詩集「琴しぐれ」夕愁白嶺 <四月の故郷>

2021年10月03日 | 琴しぐれ
<四月の故郷>

新設の宴はうれしきや
鎌取り始め土の香に
酔へる四月の今は春
かぐわし若菜 新草の
田畑に芽吹き広がりて
黄緑しみるよ初々と

いま故郷は鹿の子地の
色なす頃となりにけり
雪片流るる石狩川
その川岸は若緑
土筆 蒲公英萌え出でて
童女は摘む髪さしに

雪肌汗ばむ故郷は
四月の日和りたゆたいて
水気陽炎起ちゆらぐ
軒をかすめる南風に
尾根の下の滴つ音を
春告げ鳥の鳴き音とぞ

車路 端路なめらぎて
来にけり街路樹や
新下騎の音の鳴り始め
自転車の横ぎるはずみめに
四条あたりを歩み行く
素足に軽き薄れ微風


札幌駅

詩集「琴しぐれ」夕愁白嶺 <六段時雨>

2021年09月26日 | 琴しぐれ

ベランダから手稲山を眺める
 <六段時雨>

緒琴の調べはかなくも
煙り立ちて涙あり
何時また目見えん恋故に
汝は淋しと奏でるわ
時雨は心を痛めつく

かの六段の節歌う
悲しい小声を固くならば
二人は会えぬ運命とぞ
汝は知らずやこの花の
短く消ゆる糸切れを

そは苦しみの雨滴り
思えば恋はにがきもの
淡き逢瀬も消え絶えて
心に残るかの夜こそ
吾身に煙る初時雨


手稲山の登山口に「平和の滝」があって、札幌でも有名な心霊スポット。

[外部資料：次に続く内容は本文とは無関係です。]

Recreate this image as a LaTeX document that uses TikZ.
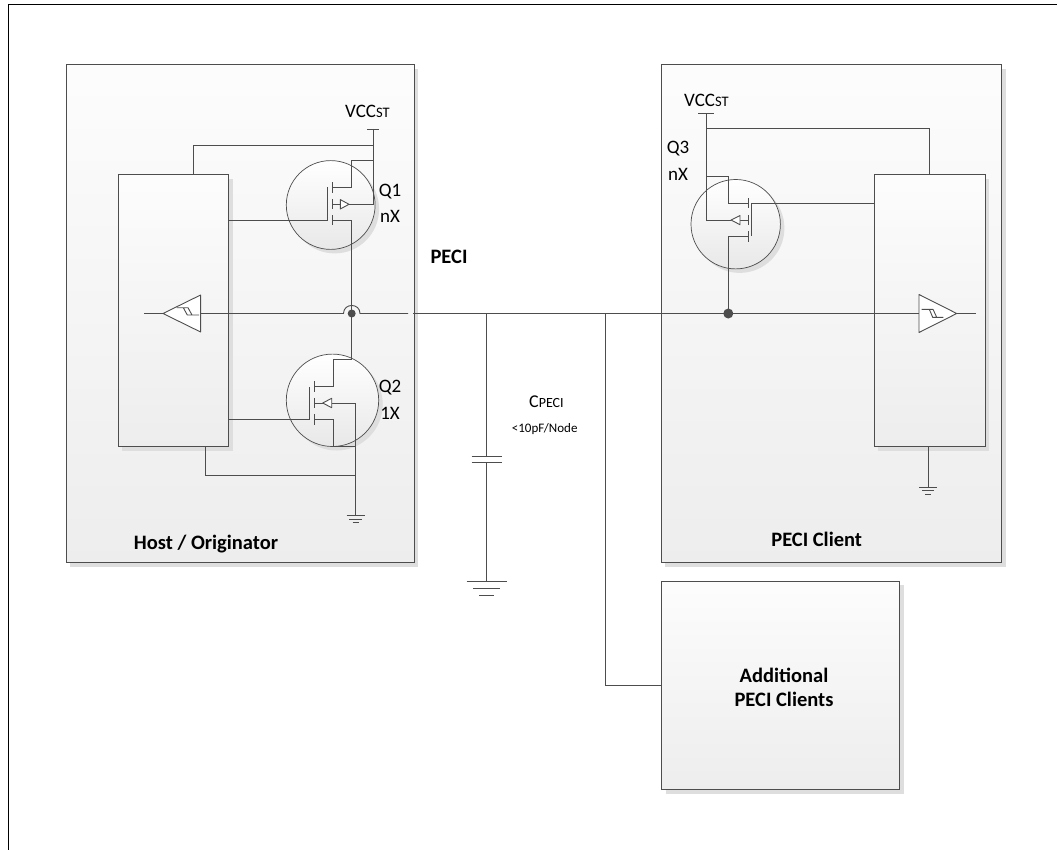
\documentclass[tikz,border=0pt]{standalone}
\usepackage{fontspec}
\setmainfont{Carlito}
\usetikzlibrary{calc}
\definecolor{ln}{HTML}{4D4D4D}
\definecolor{shd}{HTML}{DEDEDE}
\tikzset{
 x=1pt,y=-1pt,
 wire/.style={draw=ln,line width=0.9pt},
 boxshape/.style={draw=ln,line width=1pt,top color=black!1,bottom color=black!7,anchor=north west,inner sep=0,outer sep=0},
 fet/.style={circle,draw=ln,line width=0.7pt,top color=white,bottom color=black!9,inner sep=0,outer sep=0},
 fetshadow/.style={circle,fill=shd,inner sep=0,outer sep=0},
 boxshadow/.style={fill=shd},
 dotj/.style={circle,fill=ln,inner sep=0,outer sep=0},
 lab/.style={font=\fontsize{19}{21}\selectfont,text=black,inner sep=0},
 blab/.style={font=\fontsize{20.5}{24}\bfseries\selectfont,text=black,inner sep=0,align=center},
 tri/.style={draw=ln,line width=0.9pt,fill=white,line join=round},
 hyst/.style={draw=ln,line width=0.9pt}
}
\newcommand{\vccst}{VCC{\fontsize{14.5}{14}\selectfont ST}}
\newcommand{\cpeci}{C{\fontsize{14}{14}\selectfont PECI}}
\begin{document}
\begin{tikzpicture}
\useasboundingbox (0,0) rectangle (1057,850);
\fill[white] (0,0) rectangle (1057,850);
% outer frame
\coordinate (fbl) at (8.7,850); \coordinate (ftl) at (8.7,4.4);
\coordinate (ftr) at (1057,4.4);
\draw[black,line width=1.3pt] (fbl)--(ftl)--(ftr);
% panel shadows
\fill[boxshadow] (70,69) rectangle (418,567);
\fill[boxshadow] (665,69) rectangle (1006,567);
\fill[boxshadow] (666,585) rectangle (904,794);
% panels
\node[boxshape,minimum width=348pt,minimum height=497pt] (host) at (66,65) {};
\node[boxshape,minimum width=340.5pt,minimum height=497pt] (client) at (661,65) {};
\node[boxshape,minimum width=238pt,minimum height=208pt] (extra) at (661,581) {};
\node[blab] (extratext) at (784,687) {Additional\\PECI Clients};
\node[blab] (hosttext) at (206,544) {Host / Originator};
\node[blab] (clienttext) at (816.7,539.5) {PECI Client};
\node[blab] (pecitext) at (449,256.5) {PECI};
% chip shadows and chips
\fill[boxshadow] (122,179) rectangle (233,451);
\fill[boxshadow] (878,179) rectangle (989,451);
\node[boxshape,minimum width=110.5pt,minimum height=271.5pt] (chipL) at (118,175) {};
\node[boxshape,minimum width=111pt,minimum height=271.5pt] (chipR) at (874,174.5) {};
% FET circles
\node[fetshadow,minimum size=88.8pt] at (334.7,209) {};
\node[fetshadow,minimum size=92.4pt] at (336.5,404.3) {};
\node[fetshadow,minimum size=89.4pt] at (739.7,228.2) {};
\node[fet,minimum size=88.8pt] (q1) at (330.7,205) {};
\node[fet,minimum size=92.4pt] (q2) at (332.5,400.3) {};
\node[fet,minimum size=89.4pt] (q3) at (735.7,224.2) {};
% Labels
\node[lab,anchor=west] (vccL) at (345,111) {\vccst};
\node[lab,anchor=west] (vccR) at (684,100) {\vccst};
\node[lab] (q1a) at (390,191.7) {Q1};
\node[lab] (q1b) at (390,216.7) {nX};
\node[lab] (q2a) at (390,388) {Q2};
\node[lab] (q2b) at (390,413) {1X};
\node[lab] (q3a) at (678,149) {Q3};
\node[lab] (q3b) at (678,174) {nX};
\node[lab,anchor=west,font=\fontsize{18}{20}\selectfont] (cap1) at (529,401.7) {\cpeci};
\node[lab,anchor=west,font=\fontsize{13}{14}\selectfont] (cap2) at (511.7,429) {<10pF/Node};
% Named points
\coordinate (jL) at (351.7,313.5);
\coordinate (jR) at (728.3,313.5);
\coordinate (jC) at (486.7,313.5);
\coordinate (jX) at (605.5,313.5);
\coordinate (hopL) at (343.5,313.5);
\coordinate (hopR) at (360,313.5);
\coordinate (gndL) at (355.3,515.7);
\coordinate (gndR) at (928,487);
\coordinate (gndC) at (486.7,581.7);
\coordinate (vddL) at (373.3,129);
\coordinate (vddR) at (706.3,113.3);
% Bus
\coordinate (bufLout) at (200.6,313.5);
\coordinate (bufLtip) at (163,313.5);
\coordinate (bufLin) at (144,313.5);
\coordinate (bufRin) at (919,313.5);
\coordinate (bufRtip) at (956.7,313.5);
\coordinate (bufRout) at (976,313.5);
\coordinate (busM) at (408,313.5);
\coordinate (busN) at (413,313.5);
\draw[wire] (bufLin)--(bufLtip) (bufLout)--(hopL);
\draw[wire] (hopL) .. controls ($(hopL)+(0,-10.7)$) and ($(hopR)+(0,-10.7)$) .. (hopR) -- (busM);
\draw[wire] (busN)--(bufRin) (bufRtip)--(bufRout);
\draw[tri] (bufLout |- 0,295)--(bufLtip)--(bufLout |- 0,332)--cycle;
\draw[tri] (bufRin |- 0,294.5)--(bufRtip)--(bufRin |- 0,332.5)--cycle;
% hysteresis
\draw[hyst] (176.7,307.7)--(188,307.7) (183.3,307.7)--(187.3,315)--(199,315) (188,307.7)--(192,315);
\draw[hyst] (921.7,309.3)--(933,309.3) (929.3,309.3)--(932.7,317.3)--(943.3,317.3) (933,309.3)--(936.7,317.3);
% Q1
\coordinate (q1gt) at (327.7,187.3);
\coordinate (q1gb) at (327.7,220);
\draw[wire] (q1gb -| chipL.east)--(q1gb)--(q1gt);
\draw[wire] (332,182.3)--(332,192.7) (332,199.3)--(332,208.7) (332,215.3)--(332,225.3);
\draw[wire] (332,187.3)--(351.7,187.3)--(351.7,160.3)--(vddL |- 0,160.3);
\draw[wire] (332,220)--(351.7,220)--(jL);
\draw[wire] (vddL)--(373.3,204.3)--(349,204.3);
\draw[wire] (332,204.3)--(340.3,204.3);
\draw[tri] (340.3,199.6)--(349,204.3)--(340.3,209)--cycle;
\draw[wire] (367,129)--(379,129);
\draw[wire] (193.3,0 |- chipL.north)--(193.3,145)--(373.3,145);
% Q2
\coordinate (q2gt) at (309.7,386.7);
\coordinate (q2gb) at (309.7,419);
\draw[wire] (q2gb -| chipL.east)--(q2gb)--(q2gt);
\draw[wire] (314,381.3)--(314,391.7) (314,398.3)--(314,407.7) (314,414.3)--(314,424.7);
\draw[wire] (314,386.7)--(333.7,386.7)--(333.7,359.3)--(351.7,359.3)--(jL);
\draw[wire] (314,419)--(333.7,419)--(333.7,446.7)--(355.3,446.7);
\draw[wire] (314,403)--(322.7,403);
\draw[wire] (331.7,403)--(355.3,403)--(gndL);
\draw[tri] (331.7,398.3)--(322.7,403)--(331.7,407.7)--cycle;
\draw[wire] (205,0 |- chipL.south)--(205,475.3)--(355.3,475.3);
\draw[wire] (346.7,515.7)--(365,515.7) (349.3,519)--(362.3,519) (352.7,522.3)--(359.3,522.3);
% Q3
\coordinate (q3gt) at (751.7,203.7);
\coordinate (q3gb) at (751.7,236.3);
\draw[wire] (q3gt -| chipR.west)--(q3gt)--(q3gb);
\draw[wire] (748,198.3)--(748,208.3) (748,215)--(748,224.7) (748,231)--(748,241.7);
\draw[wire] (748,203.7)--(728.3,203.7)--(728.3,176.3)--(706.3,176.3);
\draw[wire] (748,236.3)--(728.3,236.3)--(jR);
\draw[wire] (vddR)--(706.3,220)--(731,220);
\draw[wire] (740,220)--(748,220);
\draw[tri] (740,215.5)--(731,220)--(740,224.7)--cycle;
\draw[wire] (698.3,113.3)--(714.3,113.3);
\draw[wire] (706.3,128.3)--(929.3,128.3)--(929.3,0 |- chipR.north);
% chip R ground
\draw[wire] (928,0 |- chipR.south)--(gndR);
\draw[wire] (919,487)--(937,487) (922,490.5)--(934,490.5) (925,494)--(931,494);
% Capacitor and ground
\draw[wire] (jC)--(486.7,456);
\draw[wire] (471.7,456)--(501.7,456) (471.7,462.7)--(501.7,462.7);
\draw[wire] (486.7,462.7)--(gndC);
\draw[wire] (466.7,581.7)--(506.7,581.7) (473.3,588.3)--(500,588.3) (479.3,595)--(494,595);
% Additional client connector
\draw[wire] (jX)--(605.5,685)--(605.5,685 -| extra.west);
% Dots
\node[dotj,minimum size=8pt] (dotL) at (jL) {};
\node[dotj,minimum size=10pt] (dotR) at (jR) {};
\end{tikzpicture}
\end{document}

秋になると川べりに大文字草が咲いて滝の落ちる音しか聞こえない静かな時間を過ごせるかもしれない。
ただ、スズメ蜂の巣にご用心!

詩集「琴しぐれ」夕愁白嶺 <浮寝は楽し>

2021年09月19日 | 琴しぐれ


<浮寝は楽し>

浮寝は楽し山里の
昨日も今日も西空が
真赤にもえて消入りぬ

浮寝は楽し山里の
唐松林ふれ歩み
漂う松香に酔いしれぬ

浮寝は楽し磯浜の
砂地に残す足跡を
寄せる白波消しならす

浮寝は楽し磯浜の
千鳥の声の波に散り
汀にゆきつもどりつす

浮寝は楽しひとりみの
朝に出でて夕べに返り
春に廻りて秋に彷徨う

写真:詩集「琴しぐれ」の著者・夕愁白嶺氏夫妻

詩集「琴しぐれ」夕愁白嶺 <みかんと私>

2021年09月17日 | 琴しぐれ
<みかんと私>

手にとった。
みかんが私にうったえた
死にたくないとうったえた
みかんと私とにらめっこ
私のおくにとびこんだ
どうともしろとはきすてて
そっぽを向いたらそのときに
みかんは私にこういった
おちつけおちつけあわてずに
私をよおっく見てみろと

いまいましいからこのやろと
にらみつけたそのときに
私ははっと気がついた
大きな手落に気がついた
みかんのなにかを知らぬまに
みかんを殺すとこだった
私はみかんにあやまった
ついでに礼もいっといた
みかんがぽつりと口をきく
どうやらやっと解ったね
みかんと私と顔合わせ
にっこり にっりほほえんだ
みかんと私と手を握る

「映像で見る60年ののち」にフォトムービー「夏の終わりのハーモニー」をアップした。もうすぐ八十歳。